And It All Started with Deregulation
There was a time, not too long ago, when Washington did regulate banks. The Depression triggered the creation of government bank regulations and agencies, such as the Federal Deposit Insurance Corporation, the Federal Home Loan Bank System, Homeowners Loan Corporation, Fannie Mae, and the Federal Housing Administration, to protect consumers and expand homeownership. After World War II, until the late 1970s, the system work. The savings-and-loan industry was highly regulated by the federal government, with a mission to take people's deposits and then provide loans for the sole purpose of helping people buy homes to live in. Washington insured those loans through the FDIC, provided mortgage discounts through FHA and the Veterans Administration, created a secondary mortgage market to guarantee a steady flow of capital, and required S&Ls to make predictable 30-year fixed loans. The result was a steady increase in homeownership and few foreclosures.

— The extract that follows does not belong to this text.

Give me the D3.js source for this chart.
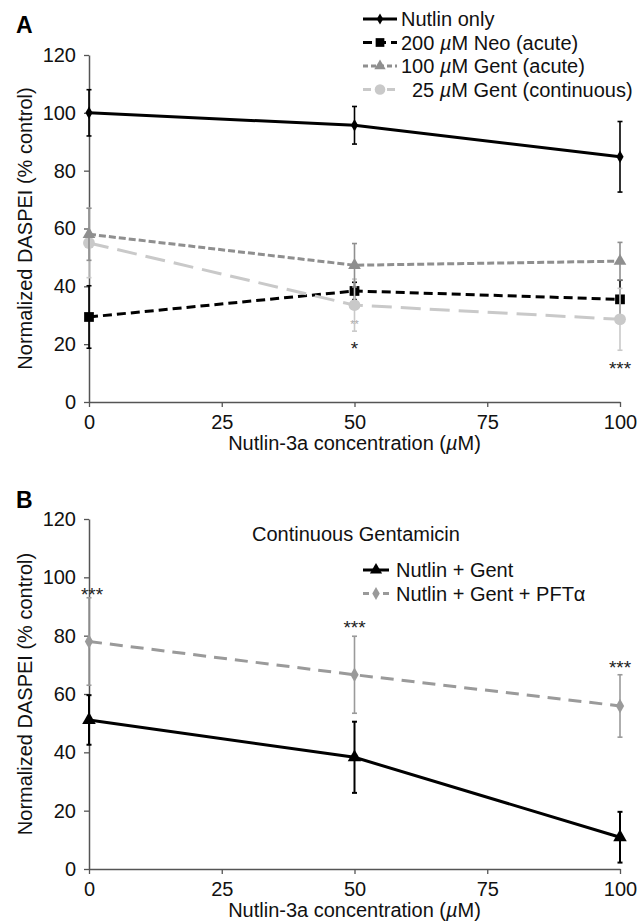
<!DOCTYPE html>
<html>
<head>
<meta charset="utf-8">
<script src="https://cdn.jsdelivr.net/npm/d3@7"></script>
<style>
  body { margin: 0; background: #fff; }
  text { font-family: "Liberation Sans", Arial, Helvetica, sans-serif; }
</style>
</head>
<body>
<script>
// x positions (Nutlin-3a, µM)
const concentrations = [0, 50, 100];
const xTicks = [0, 25, 50, 75, 100];
const yTicks = [0, 20, 40, 60, 80, 100, 120];

// Panel A series (mean, error)
const nutlinOnly = [100, 95.7, 84.8];
const nutlinOnlyErr = [8, 6.5, 12.2];
const neoAcute = [29.4, 38.4, 35.5];
const neoAcuteErr = [10.8, 3, 6.6];
const gentAcute = [58, 47.3, 48.7];
const gentAcuteErr = [9, 7.5, 6.5];
const gentCont = [55, 33.5, 28.6];
const gentContErr = [12, 9, 10.7];

// Panel B series
const nutlinGent = [51.1, 38.3, 10.9];
const nutlinGentErr = [8.5, 12.2, 8.7];
const nutlinGentPft = [78, 66.6, 55.9];
const nutlinGentPftErr = [15, 13.2, 10.7];

// significance marks: [x, y value, text]
const starsA = [[50, 20, "*"], [100, 13, "***"]];
const starsB = [[0, 95.5, "***"], [50, 84.4, "***"], [100, 70.7, "***"]];

const W = 644, H = 924;
const svg = d3.select("body").append("svg")
    .attr("width", W)
    .attr("height", H);

const x = d3.scaleLinear().domain([0, 100]).range([89, 620]);

function drawPanel(top, bottom, series, stars, legend) {
    const y = d3.scaleLinear().domain([0, 120]).range([bottom, top]);
    const g = svg.append("g");

    // axes
    const yAxis = g.append("g")
        .attr("transform", `translate(${x(0)},0)`)
        .call(d3.axisLeft(y).tickValues(yTicks).tickSize(5).tickSizeOuter(0).tickPadding(8));
    const xAxis = g.append("g")
        .attr("transform", `translate(0,${bottom})`)
        .call(d3.axisBottom(x).tickValues(xTicks).tickSize(5).tickSizeOuter(0).tickPadding(8));
    [yAxis, xAxis].forEach(a => {
        a.select(".domain").attr("stroke", "#555").attr("stroke-width", 1.5);
        a.selectAll(".tick line").attr("stroke", "#555").attr("stroke-width", 1.3);
        a.selectAll(".tick text").attr("font-size", 20).attr("fill", "#111")
            .attr("font-family", "'Liberation Sans', Arial, sans-serif");
    });

    g.append("text")
        .attr("x", (x(0) + x(100)) / 2)
        .attr("y", bottom + 48)
        .attr("text-anchor", "middle")
        .attr("font-size", 20)
        .attr("fill", "#111")
        .html("Nutlin-3a concentration (<tspan font-style='italic'>µ</tspan>M)");

    g.append("text")
        .attr("transform", `translate(32,${(top + bottom) / 2}) rotate(-90)`)
        .attr("text-anchor", "middle")
        .attr("font-size", 20)
        .attr("fill", "#111")
        .text("Normalized DASPEI (% control)");

    // series
    series.forEach(s => {
        const pts = concentrations.map((c, i) => ({ c, v: s.values[i], e: s.errors[i] }));

        // error bars
        const eb = g.append("g").attr("stroke", s.color).attr("stroke-width", s.ebWidth || 1.6);
        pts.forEach(p => {
            const cx = x(p.c);
            eb.append("line").attr("x1", cx).attr("x2", cx)
                .attr("y1", y(p.v - p.e)).attr("y2", y(p.v + p.e));
            [p.v - p.e, p.v + p.e].forEach(v => {
                eb.append("line").attr("x1", cx - 2.5).attr("x2", cx + 2.5)
                    .attr("y1", y(v)).attr("y2", y(v));
            });
        });

        g.append("path")
            .datum(pts)
            .attr("fill", "none")
            .attr("stroke", s.color)
            .attr("stroke-width", s.width)
            .attr("stroke-dasharray", s.dash)
            .attr("d", d3.line().x(d => x(d.c)).y(d => y(d.v)));

        g.selectAll(null)
            .data(pts)
            .enter()
            .append("path")
            .attr("transform", d => `translate(${x(d.c)},${y(d.v)})`)
            .attr("d", d3.symbol().type(s.symbol).size(s.size))
            .attr("fill", s.color);
    });

    // stars
    stars.forEach(([c, v, t]) => {
        g.append("text")
            .attr("x", x(c) + (c === 0 ? 3 : 0))
            .attr("y", y(v) + 11)
            .attr("text-anchor", "middle")
            .attr("font-size", 19)
            .attr("fill", "#222")
            .text(t);
    });

    // legend
    legend.rows.forEach((s, i) => {
        const ly = legend.y + i * legend.step;
        g.append("line")
            .attr("x1", legend.x1).attr("x2", legend.x2)
            .attr("y1", ly - 7).attr("y2", ly - 7)
            .attr("stroke", s.color)
            .attr("stroke-width", s.width)
            .attr("stroke-dasharray", s.legendDash || s.dash);
        g.append("path")
            .attr("transform", `translate(${(legend.x1 + legend.x2) / 2},${ly - 7})`)
            .attr("d", d3.symbol().type(s.symbol).size(s.size * 0.8))
            .attr("fill", s.color);
        const t = g.append("text")
            .attr("x", legend.tx + (s.indent || 0))
            .attr("y", ly)
            .attr("font-size", 20)
            .attr("fill", "#111");
        if (s.unit) {
            t.append("tspan").text(s.label[0]);
            t.append("tspan").attr("font-style", "italic").text("µ");
            t.append("tspan").text(s.label[1]);
        } else {
            t.text(s.label);
        }
    });
    return { g, y };
}

// Panel A
const seriesA = [
    { values: neoAcute, errors: neoAcuteErr, color: "#000", width: 3, dash: "9,5",
      symbol: d3.symbolSquare, size: 95, unit: true, label: ["200 ", "M Neo (acute)"] },
    { values: gentCont, errors: gentContErr, color: "#c9c9c9", width: 3, dash: "20,9",
      legendDash: "8,4", symbol: d3.symbolCircle, size: 110, unit: true,
      label: ["25 ", "M Gent (continuous)"], indent: 11 },
    { values: gentAcute, errors: gentAcuteErr, color: "#8f8f8f", width: 3, dash: "7,3",
      legendDash: "5,3", symbol: d3.symbolTriangle, size: 70, unit: true,
      label: ["100 ", "M Gent (acute)"] },
    { values: nutlinOnly, errors: nutlinOnlyErr, color: "#000", width: 3, dash: null,
      symbol: d3.symbolDiamond, size: 45, label: "Nutlin only" }
];
const legendOrderA = [seriesA[3], seriesA[0], seriesA[2], seriesA[1]];

const panelA = drawPanel(55, 402, seriesA, starsA,
    { rows: legendOrderA, x1: 363, x2: 397, tx: 401, y: 26, step: 23.5 });

// faint "**" under the 50 µM point
panelA.g.append("text")
    .attr("x", x(50)).attr("y", panelA.y(27.7) + 6)
    .attr("text-anchor", "middle").attr("font-size", 11).attr("fill", "#aaa")
    .text("**");

svg.append("text").attr("x", 16).attr("y", 33)
    .attr("font-size", 23).attr("font-weight", "bold").text("A");

// Panel B
const seriesB = [
    { values: nutlinGentPft, errors: nutlinGentPftErr, color: "#9a9a9a", width: 3, dash: "13,8",
      legendDash: "6,4", symbol: d3.symbolDiamond, size: 60, label: "Nutlin + Gent + PFTα" },
    { values: nutlinGent, errors: nutlinGentErr, color: "#000", width: 3, dash: null,
      symbol: d3.symbolTriangle, size: 80, label: "Nutlin + Gent", ebWidth: 2 }
];
const panelB = drawPanel(519, 869, seriesB, starsB,
    { rows: [seriesB[1], seriesB[0]], x1: 363, x2: 389, tx: 396, y: 577, step: 23.5 });

panelB.g.append("text")
    .attr("x", 356).attr("y", 541)
    .attr("text-anchor", "middle").attr("font-size", 20).attr("fill", "#111")
    .text("Continuous Gentamicin");

svg.append("text").attr("x", 16).attr("y", 508)
    .attr("font-size", 23).attr("font-weight", "bold").text("B");
</script>
</body>
</html>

In the 1970s, when community groups discovered that lenders and the FHA were engaged in systematic racial discrimination against minority consumers and neighborhoods -- a practice called "redlining" -- they mobilized and got Congress, led by Wisconsin Senator William Proxmire, to adopt the Community Reinvestment Act and the Home Mortgage Disclosure Act, which together have significantly reduced racial disparities in lending.
But by the early 1980s, the lending industry used its political clout to push back against government regulation. In 1980, Congress adopted the Depository Institutions Deregulatory and Monetary Control Act, which eliminated interest-rate caps and made sub-prime lending more feasible for lenders. The S&Ls balked at constraints on their ability to compete with conventional banks engaged in commercial lending. They got Congress -- Democrats and Republicans alike -- to change the rules, allowing S&Ls to begin a decade-long orgy of real estate speculation, mismanagement, and fraud. The poster child for this era was Charles Keating, who used his political connections and donations to turn a small Arizona S&L into a major real estate speculator, snaring five Senators (the so-called "Keating Five," including John McCain) into his web of corruption.
The deregulation of banking led to merger mania, with banks and S&Ls gobbling each other up and making loans to finance shopping malls, golf courses, office buildings, and condo projects that had no financial logic other than a quick-buck profit. When the dust settled in the late 1980s, hundreds of S&Ls and banks had gone under, billions of dollars of commercial loans were useless, and the federal government was left to bail out the depositors whose money the speculators had put at risk.
The stable neighborhood S&L soon became a thing of the past. Banks, insurance companies, credit card firms and other money-lenders were now part of a giant "financial services" industry, while Washington walked away from its responsibility to protect consumers with rules, regulations, and enforcement. Meanwhile, starting with Reagan, the federal government slashed funding for low-income housing, and allowed the FHA, once a key player helping working-class families purchase a home, to drift into irrelevancy.
Into this vacuum stepped banks, mortgage lenders, and scam artists, looking for ways to make big profits from consumers desperate for the American Dream of homeownership. They invented new "loan products" that put borrowers at risk. Thus was born the sub-prime market.
At the heart of the crisis are the conservative free market ideologists whose views increasingly influenced American politics since the 1980s, and who still dominate the Bush administration. They believe that government is always the problem, never the solution, and that regulation of private business is always bad. Lenders and brokers who fell outside of federal regulations made most of the sub-prime and predatory loans.
In 2000, Edward M. Gramlich, a Federal Reserve Board member, repeatedly warned about sub-prime mortgages and predatory lending, which he said "jeopardize the twin American dreams of owning a home and building wealth." He tried to get chairman Alan Greenspan to crack down on irrational sub-prime lending by increasing oversight, but his warnings fell on deaf ears, including those in Congress.
As Rep. Barney Frank wrote recently in The Boston Globe, the surge of sub-prime lending was a sort of "natural experiment" testing the theories of those who favor radical deregulation of financial markets. And the lessons, Frank said, are clear: "To the extent that the system did work, it is because of prudential regulation and oversight. Where it was absent, the result was tragedy."